Smell is so important for mating. As we humans evolved from animals for which chemical signals play a dominant role in controlling mating behavior, from signaling rutting season to triggering the actual act. The way how pheromones, the fragrances that we ooze, actually control our sexual behavior is not yet well understood. We know that humans since time immemorial have tried to override this control by various perfumes.
What is well known already about this pheromone system is that woman are particularly good at sniffing out kinship. A woman can smell if her genes are similar to that of a man and she feels the more attracted the more the man’s genes are unlike her’s. This phenomenon is evolutionary explained. Children of parents with different genes are more likely to be healthy.
Based on that knowledge some men developed the so called T-shirt test: See your favored girl after heavy physical exercise without having changed your T-shirt. If she doesn’t turn away disgustingly or if she even becomes excited, you have a good chance to have good sex with her.
Back to our dating websites, there is no need to mention that smelling out each other is impossible in the first place, but that smell is so important has to be kept in mind when first dating personally. It may cause unexpected frustration in a couple.
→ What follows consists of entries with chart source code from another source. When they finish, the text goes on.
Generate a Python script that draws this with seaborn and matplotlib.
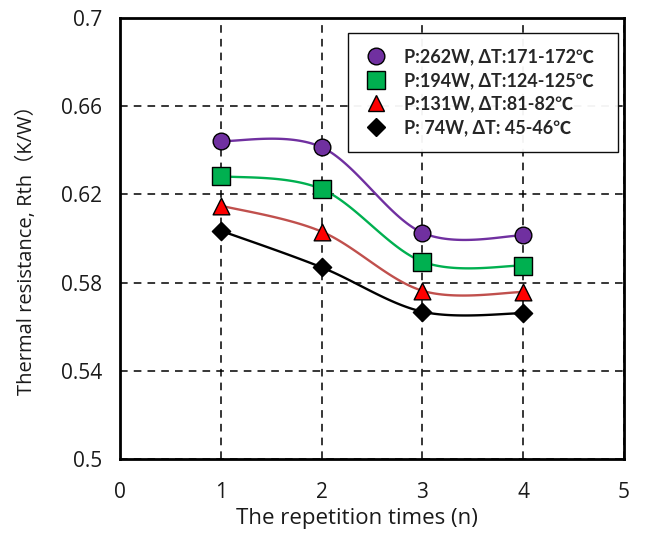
import numpy as np
import pandas as pd
import matplotlib
matplotlib.use("Agg")
import matplotlib.pyplot as plt
from matplotlib.lines import Line2D
import seaborn as sns

# Thermal resistance per repetition, one series per heating power
runs = [1, 2, 3, 4]
rth_262w = [0.6442, 0.6414, 0.6026, 0.6014]
rth_194w = [0.6283, 0.6224, 0.5895, 0.5877]
rth_131w = [0.6149, 0.6031, 0.5763, 0.5757]
rth_74w = [0.6035, 0.5869, 0.5668, 0.5661]

series_labels = [
    "P:262W, ΔT:171-172℃",
    "P:194W, ΔT:124-125℃",
    "P:131W, ΔT:81-82℃",
    "P: 74W, ΔT: 45-46℃",
]
x_ticks = [0, 1, 2, 3, 4, 5]
y_ticks = [0.5, 0.54, 0.58, 0.62, 0.66, 0.7]
y_tick_labels = ["0.5", "0.54", "0.58", "0.62", "0.66", "0.7"]

series_values = [rth_262w, rth_194w, rth_131w, rth_74w]
line_colors = ["#7030A0", "#00B050", "#C0504D", "#000000"]
fill_colors = ["#7030A0", "#00B050", "#FF0000", "#000000"]
markers = ["o", "s", "^", "D"]
marker_sizes = [12.0, 13.0, 12.0, 9.3]


def smooth_curve(xs, ys, n=40):
    """Cardinal (Catmull-Rom) Bezier smoothing through the data points."""
    p = np.column_stack([xs, ys]).astype(float)
    ext = np.vstack([p[0], p, p[-1]])
    pieces = []
    t = np.linspace(0, 1, n)[:, None]
    for i in range(len(p) - 1):
        p0, p1, p2, p3 = ext[i], ext[i + 1], ext[i + 2], ext[i + 3]
        c1 = p1 + (p2 - p0) / 6
        c2 = p2 - (p3 - p1) / 6
        seg = ((1 - t) ** 3 * p1 + 3 * (1 - t) ** 2 * t * c1
               + 3 * (1 - t) * t ** 2 * c2 + t ** 3 * p2)
        pieces.append(seg if i == 0 else seg[1:])
    return np.vstack(pieces)


sns.set_style("white")
plt.rcParams["font.family"] = ["Open Sans", "Noto Sans CJK JP", "DejaVu Sans"]

fig = plt.figure(figsize=(6.46, 5.36), dpi=100)
ax = fig.add_axes([0.186, 0.1437, 0.780, 0.8227])

# smoothed connecting curves
curve_frames = []
for label, vals in zip(series_labels, series_values):
    c = smooth_curve(runs, vals)
    curve_frames.append(pd.DataFrame({"n": c[:, 0], "rth": c[:, 1], "series": label}))
curves = pd.concat(curve_frames, ignore_index=True)
sns.lineplot(data=curves, x="n", y="rth", hue="series", palette=dict(zip(series_labels, line_colors)),
             sort=False, estimator=None, legend=False, linewidth=1.7, ax=ax, zorder=3)

# data markers
for label, vals, fc, mk, ms in zip(series_labels, series_values, fill_colors, markers, marker_sizes):
    pts = pd.DataFrame({"n": runs, "rth": vals})
    sns.scatterplot(data=pts, x="n", y="rth", marker=mk, s=ms ** 2, color=fc,
                    edgecolor="black", linewidth=1.0, ax=ax, zorder=4, legend=False)

ax.set_xlim(0, 5)
ax.set_ylim(0.5, 0.7)
ax.set_xticks(x_ticks)
ax.set_xticklabels([str(v) for v in x_ticks])
ax.set_yticks(y_ticks)
ax.set_yticklabels(y_tick_labels)
ax.tick_params(axis="both", length=0, labelsize=15, colors="#1a1a1a")
ax.tick_params(axis="y", pad=13)
ax.tick_params(axis="x", pad=16.5)

ax.grid(True, color="black", linestyle=(0, (5, 4)), linewidth=1.1)
ax.set_axisbelow(True)
for sp in ax.spines.values():
    sp.set_color("black")
    sp.set_linewidth(2.0)
    sp.set_zorder(6)

xl = ax.set_xlabel("The repetition times (n)", fontsize=16, color="#1a1a1a")
yl = ax.set_ylabel("Thermal resistance, Rth（K/W）", fontsize=14.5, color="#1a1a1a")
ax.xaxis.set_label_coords(0.470, -0.134)
ax.yaxis.set_label_coords(-0.1845, 0.485)
xl.set_va("center")
yl.set_va("center")

handles = [Line2D([], [], linestyle="none", marker=mk, markersize=ms, markerfacecolor=fc,
                  markeredgecolor="black", markeredgewidth=1.0)
           for fc, mk, ms in zip(fill_colors, markers, marker_sizes)]
leg = ax.legend(handles, series_labels, loc="upper left",
                bbox_to_anchor=(0.452, 0.694, 0.536, 0.272), mode="expand",
                prop={"family": ["Lato", "Noto Sans CJK JP"], "weight": "bold", "size": 13},
                frameon=True, fancybox=False, framealpha=0.95, edgecolor="black",
                borderpad=0.85, labelspacing=0.37, handletextpad=0.78, handlelength=1.45,
                borderaxespad=0)
leg.get_frame().set_linewidth(1.0)
leg.set_zorder(7)

fig.savefig("out.png", dpi=100)
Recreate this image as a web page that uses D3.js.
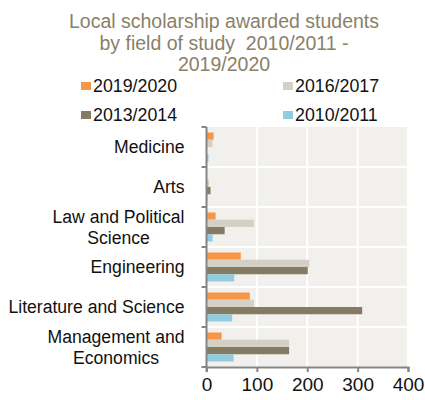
<!DOCTYPE html>
<html><head><meta charset="utf-8">
<script src="https://cdn.jsdelivr.net/npm/d3@7"></script>
<style>
html,body{margin:0;padding:0;background:#fff;}
text{font-family:"Liberation Sans",Arial,sans-serif;}
</style></head>
<body>
<svg id="chart" width="425" height="400"></svg>
<script>
const categories = [["Medicine"],["Arts"],["Law and Political","Science"],["Engineering"],["Literature and Science"],["Management and","Economics"]];
const seriesNames = ["2019/2020","2016/2017","2013/2014","2010/2011"];
const colors = ["#f79646","#d5d0c5","#857b63","#93cddd"];
const v2019 = [14, 0, 18, 68, 86, 30];
const v2016 = [12, 5, 94, 204, 94, 164];
const v2013 = [0, 8, 36, 201, 309, 164];
const v2010 = [4, 2, 12, 55, 51, 54];
const xTicks = [0,100,200,300,400];
const titleLines = ["Local scholarship awarded students","by field of study  2010/2011 -","2019/2020"];

const values = [v2019, v2016, v2013, v2010];
const svg = d3.select("#chart");
const pL = 206.5, pR = 408, pT = 127, pB = 367;

const x = d3.scaleLinear().domain([0,400]).range([pL,pR]);
const y = d3.scaleBand().domain(d3.range(categories.length)).range([pT,pB]).padding(0);
const yi = d3.scaleBand().domain(d3.range(seriesNames.length)).range([5.5, y.bandwidth()-5.5]).padding(0);

// title
svg.append("g").selectAll("text").data(titleLines).join("text")
  .attr("x", 224).attr("y", (d,i)=>28 + i*21.5)
  .attr("text-anchor","middle").attr("font-size",19.5).attr("fill","#8b8069").style("white-space","pre").text(d=>d);

// legend
const legPos = [[81,92],[283,92],[81,121],[283,121]];
const lg = svg.append("g").selectAll("g").data(seriesNames).join("g")
  .attr("transform",(d,i)=>`translate(${legPos[i][0]},${legPos[i][1]})`);
lg.append("rect").attr("x",0).attr("y",-10).attr("width",10).attr("height",8).attr("fill",(d,i)=>colors[i]);
lg.append("text").attr("x",12).attr("y",0).attr("font-size",17.8).attr("fill","#111").text(d=>d);

// plot bg
svg.append("rect").attr("x",pL).attr("y",pT).attr("width",pR-pL).attr("height",pB-pT).attr("fill","#f2f0ec");

// gridlines
svg.append("g").selectAll("line").data(xTicks.slice(1)).join("line")
  .attr("x1",d=>x(d)).attr("x2",d=>x(d)).attr("y1",pT).attr("y2",pB)
  .attr("stroke","#fff").attr("stroke-width",2);
svg.append("g").selectAll("line").data(d3.range(1,categories.length)).join("line")
  .attr("x1",pL).attr("x2",pR).attr("y1",d=>y(d)).attr("y2",d=>y(d))
  .attr("stroke","#fff").attr("stroke-width",2);

// bars
const bg = svg.append("g").selectAll("g").data(categories).join("g")
  .attr("transform",(d,i)=>`translate(0,${y(i)})`);
bg.selectAll("rect").data((d,ci)=>values.map((s,si)=>({si, v:s[ci]}))).join("rect")
  .attr("x", x(0)).attr("y", d=>yi(d.si))
  .attr("width", d=>x(d.v)-x(0)).attr("height", yi.bandwidth())
  .attr("fill", d=>colors[d.si]);

// axes
const xAxis = d3.axisBottom(x).tickValues(xTicks).tickSize(5).tickPadding(6);
const gx = svg.append("g").attr("transform",`translate(0,${pB})`).call(xAxis);
gx.select(".domain").attr("stroke","#858585").attr("stroke-width",2);
gx.selectAll(".tick line").attr("stroke","#858585").attr("stroke-width",2);
gx.selectAll(".tick text").attr("font-size",19).attr("fill","#111").attr("font-family","Liberation Sans, Arial, sans-serif");

// left axis line and ticks at band boundaries
svg.append("line").attr("x1",pL).attr("x2",pL).attr("y1",pT).attr("y2",pB+5).attr("stroke","#858585").attr("stroke-width",2);
svg.append("g").selectAll("line").data(d3.range(0,categories.length+1)).join("line")
  .attr("x1",pL-5).attr("x2",pL).attr("y1",d=>pT+d*y.bandwidth()).attr("y2",d=>pT+d*y.bandwidth())
  .attr("stroke","#858585").attr("stroke-width",2);

// category labels
const labelRight = 184.5;
categories.forEach((lines,i)=>{
  const cy = y(i)+y.bandwidth()/2;
  const g = svg.append("g");
  const n = lines.length;
  const ts = lines.map((t,j)=>g.append("text").attr("font-size",17.6).attr("fill","#111")
    .attr("y", cy + (j-(n-1)/2)*21 + 6).text(t));
  const w = d3.max(ts, t=>t.node().getComputedTextLength());
  ts.forEach(t=>t.attr("text-anchor","middle").attr("x", labelRight - w/2));
});
</script>
</body></html>
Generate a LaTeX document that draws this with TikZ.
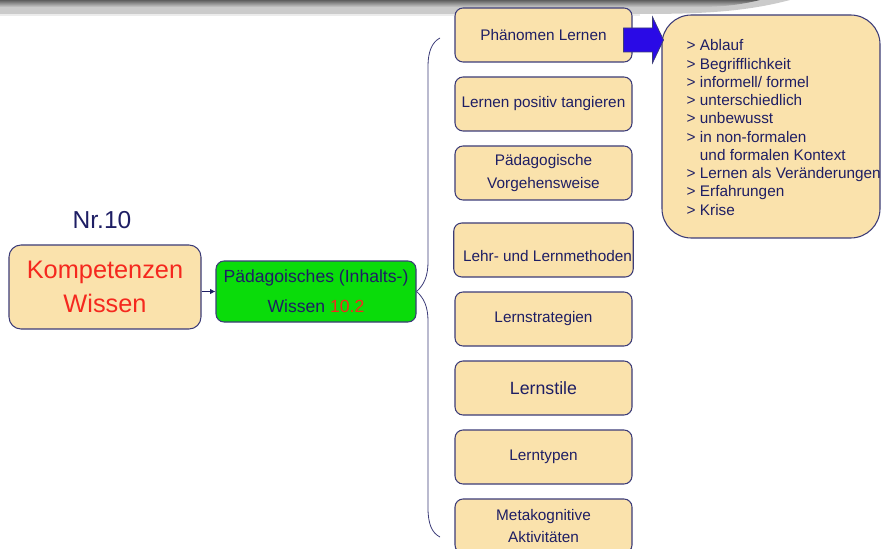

Gestures are important in so many respects. They are are an essential component of communication. We call it averbal communication. About 80% of our communication goes averbally, at least when we see each other. There are people who are exceptionally good at averbal communication. Often those haven’t developed a more sophisticated method of verbal or written communication. That’s to their great disadvantage on dating websites. That’s their major cause of frustration. There is no way out save learning written communication 🙂
An other aspect of gestures I’d like to mention here it is the aspect of symbolizing. There is a wide variety of gestures that signal physical and social well-being, social status even.
All things considered, messaging through a dating website truncates a quite important part of information so important to evaluate a prospective mating partner.
We now switch to aspects that can even improve by written communication. Not surprisingly these are aspects that have but recently evolved as scripture did.
It is commonplace that intellectual capabilities of a person can be evaluated by written texts. Teachers and professors do it all day long. Not only grammar and spelling but also coherence of thought can be judged.
What has to be kept in mind is that an intelectually satisfying partner doesn’t automatically make neither a good sex partner nor a god husband/father or a good wife/mother.
Social responsibility can be tested by such written contests as asking what resources would be payed for a child in need for medical help, or to save animals, or protect the environment. There are various such programs around and I believe they exist but for the sole purpose to test mutual social responsibility.
Social status is difficult to evaluate anonymously, but it becomes obvious as soon as anonymity is left behind. Til this moment it is kind of an intellectual challenge to query social status and to lay traps for possible lairs.
These conclusions can be drawn:
- The more intelligent the more prospective mating partners will profit from website dating.
- A quite successful dating website relationship may not last in real life.
- The best place to find a partner for successful mating is at work.